_Given exercise_
Output all the data exactly. Pictures do not belong in the copy.
──────────────────────────────
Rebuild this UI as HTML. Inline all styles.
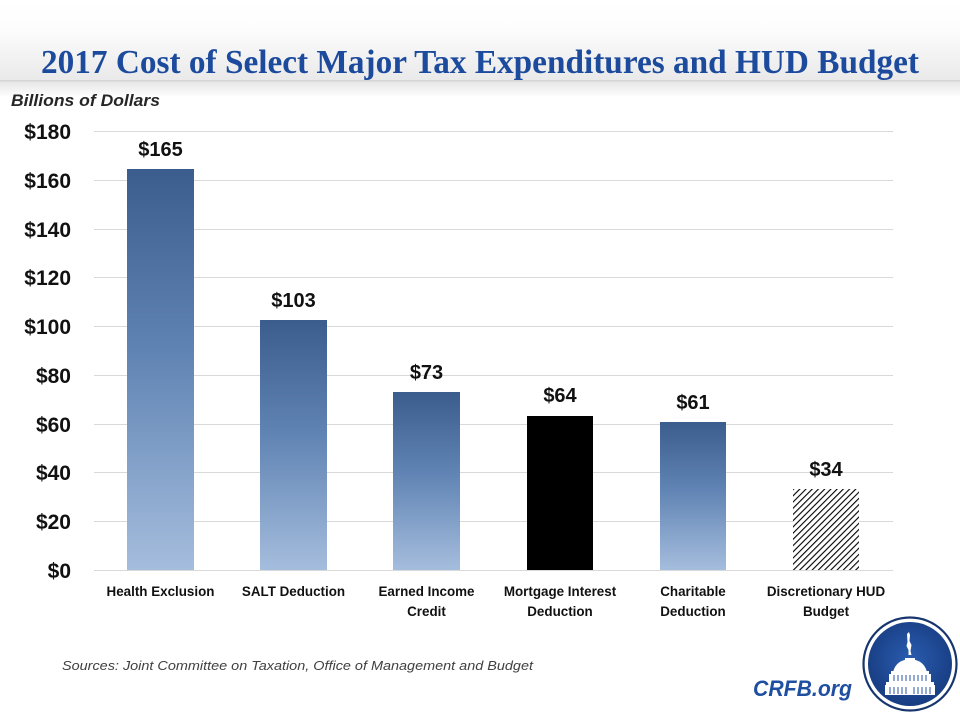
<!DOCTYPE html>
<html><head><meta charset="utf-8"><style>
html,body{margin:0;padding:0;background:#fff;}
svg{display:block;}
</style></head><body>
<svg width="960" height="720" viewBox="0 0 960 720" xmlns="http://www.w3.org/2000/svg">
<defs>
<linearGradient id="hdr" x1="0" y1="0" x2="0" y2="1">
<stop offset="0" stop-color="#ffffff"/>
<stop offset="0.35" stop-color="#fdfdfd"/>
<stop offset="1" stop-color="#e9e9e9"/>
</linearGradient>
<linearGradient id="shd" x1="0" y1="0" x2="0" y2="1">
<stop offset="0" stop-color="#e6e6e6"/>
<stop offset="1" stop-color="#ffffff"/>
</linearGradient>
<linearGradient id="bar" x1="0" y1="0" x2="0" y2="1">
<stop offset="0" stop-color="#3b5d8d"/>
<stop offset="0.45" stop-color="#5f83b3"/>
<stop offset="1" stop-color="#a5bddd"/>
</linearGradient>
<pattern id="hatch" patternUnits="userSpaceOnUse" width="4.4" height="4.4" patternTransform="rotate(45)">
<rect width="4.4" height="4.4" fill="#fff"/>
<rect x="0" y="0" width="1.1" height="4.4" fill="#000"/>
</pattern>
<radialGradient id="disc" cx="0.5" cy="0.45" r="0.55">
<stop offset="0" stop-color="#2a5cb0"/>
<stop offset="1" stop-color="#183d82"/>
</radialGradient>
</defs>

<!-- header band -->
<rect x="0" y="0" width="960" height="81" fill="url(#hdr)"/>
<rect x="0" y="80" width="960" height="1.5" fill="#d6d6d6"/>
<rect x="0" y="81.5" width="960" height="16" fill="url(#shd)"/>

<text x="41" y="73" font-family="Liberation Serif, serif" font-weight="bold" font-size="34" fill="#1c4a9c" textLength="878" lengthAdjust="spacingAndGlyphs">2017 Cost of Select Major Tax Expenditures and HUD Budget</text>

<text x="11" y="106" font-family="Liberation Sans, sans-serif" font-weight="bold" font-style="italic" font-size="17" fill="#262626" textLength="149" lengthAdjust="spacingAndGlyphs">Billions of Dollars</text>

<!-- gridlines -->
<g stroke="#d9d9d9" stroke-width="1">
<line x1="94" y1="131.5" x2="893" y2="131.5"/>
<line x1="94" y1="180.5" x2="893" y2="180.5"/>
<line x1="94" y1="229.5" x2="893" y2="229.5"/>
<line x1="94" y1="277.5" x2="893" y2="277.5"/>
<line x1="94" y1="326.5" x2="893" y2="326.5"/>
<line x1="94" y1="375.5" x2="893" y2="375.5"/>
<line x1="94" y1="424.5" x2="893" y2="424.5"/>
<line x1="94" y1="472.5" x2="893" y2="472.5"/>
<line x1="94" y1="521.5" x2="893" y2="521.5"/>
<line x1="94" y1="570.5" x2="893" y2="570.5"/>
</g>

<!-- y labels -->
<g font-family="Liberation Sans, sans-serif" font-weight="bold" font-size="21" fill="#111" text-anchor="end">
<text x="71" y="139">$180</text>
<text x="71" y="188">$160</text>
<text x="71" y="237">$140</text>
<text x="71" y="285">$120</text>
<text x="71" y="334">$100</text>
<text x="71" y="383">$80</text>
<text x="71" y="432">$60</text>
<text x="71" y="480">$40</text>
<text x="71" y="529">$20</text>
<text x="71" y="578">$0</text>
</g>

<!-- bars -->
<rect x="127" y="169" width="67" height="401" fill="url(#bar)"/>
<rect x="260" y="320" width="67" height="250" fill="url(#bar)"/>
<rect x="393" y="392" width="67" height="178" fill="url(#bar)"/>
<rect x="527" y="416" width="66" height="154" fill="#000"/>
<rect x="660" y="422" width="66" height="148" fill="url(#bar)"/>
<rect x="793" y="489" width="66" height="81" fill="url(#hatch)"/>

<!-- value labels -->
<g font-family="Liberation Sans, sans-serif" font-weight="bold" font-size="20" fill="#111" text-anchor="middle">
<text x="160.5" y="156">$165</text>
<text x="293.5" y="307">$103</text>
<text x="426.5" y="379">$73</text>
<text x="560" y="402">$64</text>
<text x="693" y="409">$61</text>
<text x="826" y="476">$34</text>
</g>

<!-- category labels -->
<g font-family="Liberation Sans, sans-serif" font-weight="bold" font-size="13.4" fill="#111" text-anchor="middle">
<text x="160.5" y="596">Health Exclusion</text>
<text x="293.5" y="596">SALT Deduction</text>
<text x="426.5" y="596">Earned Income</text>
<text x="426.5" y="616">Credit</text>
<text x="560" y="596">Mortgage Interest</text>
<text x="560" y="616">Deduction</text>
<text x="693" y="596">Charitable</text>
<text x="693" y="616">Deduction</text>
<text x="826" y="596">Discretionary HUD</text>
<text x="826" y="616">Budget</text>
</g>

<text x="62" y="670" font-family="Liberation Sans, sans-serif" font-style="italic" font-size="13" fill="#404040" textLength="471" lengthAdjust="spacingAndGlyphs">Sources: Joint Committee on Taxation, Office of Management and Budget</text>

<text x="753" y="696" font-family="Liberation Sans, sans-serif" font-weight="bold" font-style="italic" font-size="22" fill="#1f4fa0" textLength="99" lengthAdjust="spacingAndGlyphs">CRFB.org</text>

<!-- logo -->
<circle cx="910" cy="664" r="46.5" fill="#fff" stroke="#17356f" stroke-width="2.2"/>
<circle cx="910" cy="664" r="42" fill="url(#disc)"/>
<g fill="#fff">
<path d="M907 634 l2 -2 l1 3 l-0.5 6 l2 4 l-1 6 l1 4 l-3 0 l0 -5 l-2 -4 l1 -4 z"/>
<rect x="905" y="658" width="10" height="3"/>
<path d="M893 672 Q896 660 910 659 Q924 660 927 672 z"/>
<rect x="891" y="671" width="38" height="3"/>
<rect x="889" y="674" width="42" height="8"/>
<rect x="886" y="682" width="48" height="3"/>
<rect x="885" y="685" width="50" height="10"/>
</g>
<g stroke="#2a56a0" stroke-width="1">
<line x1="894" y1="675" x2="894" y2="681"/><line x1="898" y1="675" x2="898" y2="681"/>
<line x1="902" y1="675" x2="902" y2="681"/><line x1="906" y1="675" x2="906" y2="681"/>
<line x1="910" y1="675" x2="910" y2="681"/><line x1="914" y1="675" x2="914" y2="681"/>
<line x1="918" y1="675" x2="918" y2="681"/><line x1="922" y1="675" x2="922" y2="681"/>
<line x1="926" y1="675" x2="926" y2="681"/>
<line x1="890" y1="687" x2="890" y2="694"/><line x1="894" y1="687" x2="894" y2="694"/>
<line x1="898" y1="687" x2="898" y2="694"/><line x1="902" y1="687" x2="902" y2="694"/>
<line x1="906" y1="687" x2="906" y2="694"/><line x1="914" y1="687" x2="914" y2="694"/>
<line x1="918" y1="687" x2="918" y2="694"/><line x1="922" y1="687" x2="922" y2="694"/>
<line x1="926" y1="687" x2="926" y2="694"/><line x1="930" y1="687" x2="930" y2="694"/>
</g>
</svg>
</body></html>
──────────────────────────────
_Result of this task_
Rebuild this UI as HTML. Inline all styles.
<!DOCTYPE html>
<html><head><meta charset="utf-8"><style>
html,body{margin:0;padding:0;background:#fff;}
svg{display:block;}
</style></head><body>
<svg width="960" height="720" viewBox="0 0 960 720" xmlns="http://www.w3.org/2000/svg">
<defs>
<linearGradient id="hdr" x1="0" y1="0" x2="0" y2="1">
<stop offset="0" stop-color="#ffffff"/>
<stop offset="0.35" stop-color="#fdfdfd"/>
<stop offset="1" stop-color="#e9e9e9"/>
</linearGradient>
<linearGradient id="shd" x1="0" y1="0" x2="0" y2="1">
<stop offset="0" stop-color="#e6e6e6"/>
<stop offset="1" stop-color="#ffffff"/>
</linearGradient>
<linearGradient id="bar" x1="0" y1="0" x2="0" y2="1">
<stop offset="0" stop-color="#3b5d8d"/>
<stop offset="0.45" stop-color="#5f83b3"/>
<stop offset="1" stop-color="#a5bddd"/>
</linearGradient>
<pattern id="hatch" patternUnits="userSpaceOnUse" width="4.4" height="4.4" patternTransform="rotate(45)">
<rect width="4.4" height="4.4" fill="#fff"/>
<rect x="0" y="0" width="1.1" height="4.4" fill="#000"/>
</pattern>
<radialGradient id="disc" cx="0.5" cy="0.45" r="0.55">
<stop offset="0" stop-color="#2a5cb0"/>
<stop offset="1" stop-color="#183d82"/>
</radialGradient>
</defs>

<!-- header band -->
<rect x="0" y="0" width="960" height="81" fill="url(#hdr)"/>
<rect x="0" y="80" width="960" height="1.5" fill="#d6d6d6"/>
<rect x="0" y="81.5" width="960" height="16" fill="url(#shd)"/>

<text x="41" y="73" font-family="Liberation Serif, serif" font-weight="bold" font-size="34" fill="#1c4a9c" textLength="878" lengthAdjust="spacingAndGlyphs">2017 Cost of Select Major Tax Expenditures and HUD Budget</text>

<text x="11" y="106" font-family="Liberation Sans, sans-serif" font-weight="bold" font-style="italic" font-size="17" fill="#262626" textLength="149" lengthAdjust="spacingAndGlyphs">Billions of Dollars</text>

<!-- gridlines -->
<g stroke="#d9d9d9" stroke-width="1">
<line x1="94" y1="131.5" x2="893" y2="131.5"/>
<line x1="94" y1="180.5" x2="893" y2="180.5"/>
<line x1="94" y1="229.5" x2="893" y2="229.5"/>
<line x1="94" y1="277.5" x2="893" y2="277.5"/>
<line x1="94" y1="326.5" x2="893" y2="326.5"/>
<line x1="94" y1="375.5" x2="893" y2="375.5"/>
<line x1="94" y1="424.5" x2="893" y2="424.5"/>
<line x1="94" y1="472.5" x2="893" y2="472.5"/>
<line x1="94" y1="521.5" x2="893" y2="521.5"/>
<line x1="94" y1="570.5" x2="893" y2="570.5"/>
</g>

<!-- y labels -->
<g font-family="Liberation Sans, sans-serif" font-weight="bold" font-size="21" fill="#111" text-anchor="end">
<text x="71" y="139">$180</text>
<text x="71" y="188">$160</text>
<text x="71" y="237">$140</text>
<text x="71" y="285">$120</text>
<text x="71" y="334">$100</text>
<text x="71" y="383">$80</text>
<text x="71" y="432">$60</text>
<text x="71" y="480">$40</text>
<text x="71" y="529">$20</text>
<text x="71" y="578">$0</text>
</g>

<!-- bars -->
<rect x="127" y="169" width="67" height="401" fill="url(#bar)"/>
<rect x="260" y="320" width="67" height="250" fill="url(#bar)"/>
<rect x="393" y="392" width="67" height="178" fill="url(#bar)"/>
<rect x="527" y="416" width="66" height="154" fill="#000"/>
<rect x="660" y="422" width="66" height="148" fill="url(#bar)"/>
<rect x="793" y="489" width="66" height="81" fill="url(#hatch)"/>

<!-- value labels -->
<g font-family="Liberation Sans, sans-serif" font-weight="bold" font-size="20" fill="#111" text-anchor="middle">
<text x="160.5" y="156">$165</text>
<text x="293.5" y="307">$103</text>
<text x="426.5" y="379">$73</text>
<text x="560" y="402">$64</text>
<text x="693" y="409">$61</text>
<text x="826" y="476">$34</text>
</g>

<!-- category labels -->
<g font-family="Liberation Sans, sans-serif" font-weight="bold" font-size="13.4" fill="#111" text-anchor="middle">
<text x="160.5" y="596">Health Exclusion</text>
<text x="293.5" y="596">SALT Deduction</text>
<text x="426.5" y="596">Earned Income</text>
<text x="426.5" y="616">Credit</text>
<text x="560" y="596">Mortgage Interest</text>
<text x="560" y="616">Deduction</text>
<text x="693" y="596">Charitable</text>
<text x="693" y="616">Deduction</text>
<text x="826" y="596">Discretionary HUD</text>
<text x="826" y="616">Budget</text>
</g>

<text x="62" y="670" font-family="Liberation Sans, sans-serif" font-style="italic" font-size="13" fill="#404040" textLength="471" lengthAdjust="spacingAndGlyphs">Sources: Joint Committee on Taxation, Office of Management and Budget</text>

<text x="753" y="696" font-family="Liberation Sans, sans-serif" font-weight="bold" font-style="italic" font-size="22" fill="#1f4fa0" textLength="99" lengthAdjust="spacingAndGlyphs">CRFB.org</text>

<!-- logo -->
<circle cx="910" cy="664" r="46.5" fill="#fff" stroke="#17356f" stroke-width="2.2"/>
<circle cx="910" cy="664" r="42" fill="url(#disc)"/>
<g fill="#fff">
<path d="M907 634 l2 -2 l1 3 l-0.5 6 l2 4 l-1 6 l1 4 l-3 0 l0 -5 l-2 -4 l1 -4 z"/>
<rect x="905" y="658" width="10" height="3"/>
<path d="M893 672 Q896 660 910 659 Q924 660 927 672 z"/>
<rect x="891" y="671" width="38" height="3"/>
<rect x="889" y="674" width="42" height="8"/>
<rect x="886" y="682" width="48" height="3"/>
<rect x="885" y="685" width="50" height="10"/>
</g>
<g stroke="#2a56a0" stroke-width="1">
<line x1="894" y1="675" x2="894" y2="681"/><line x1="898" y1="675" x2="898" y2="681"/>
<line x1="902" y1="675" x2="902" y2="681"/><line x1="906" y1="675" x2="906" y2="681"/>
<line x1="910" y1="675" x2="910" y2="681"/><line x1="914" y1="675" x2="914" y2="681"/>
<line x1="918" y1="675" x2="918" y2="681"/><line x1="922" y1="675" x2="922" y2="681"/>
<line x1="926" y1="675" x2="926" y2="681"/>
<line x1="890" y1="687" x2="890" y2="694"/><line x1="894" y1="687" x2="894" y2="694"/>
<line x1="898" y1="687" x2="898" y2="694"/><line x1="902" y1="687" x2="902" y2="694"/>
<line x1="906" y1="687" x2="906" y2="694"/><line x1="914" y1="687" x2="914" y2="694"/>
<line x1="918" y1="687" x2="918" y2="694"/><line x1="922" y1="687" x2="922" y2="694"/>
<line x1="926" y1="687" x2="926" y2="694"/><line x1="930" y1="687" x2="930" y2="694"/>
</g>
</svg>
</body></html>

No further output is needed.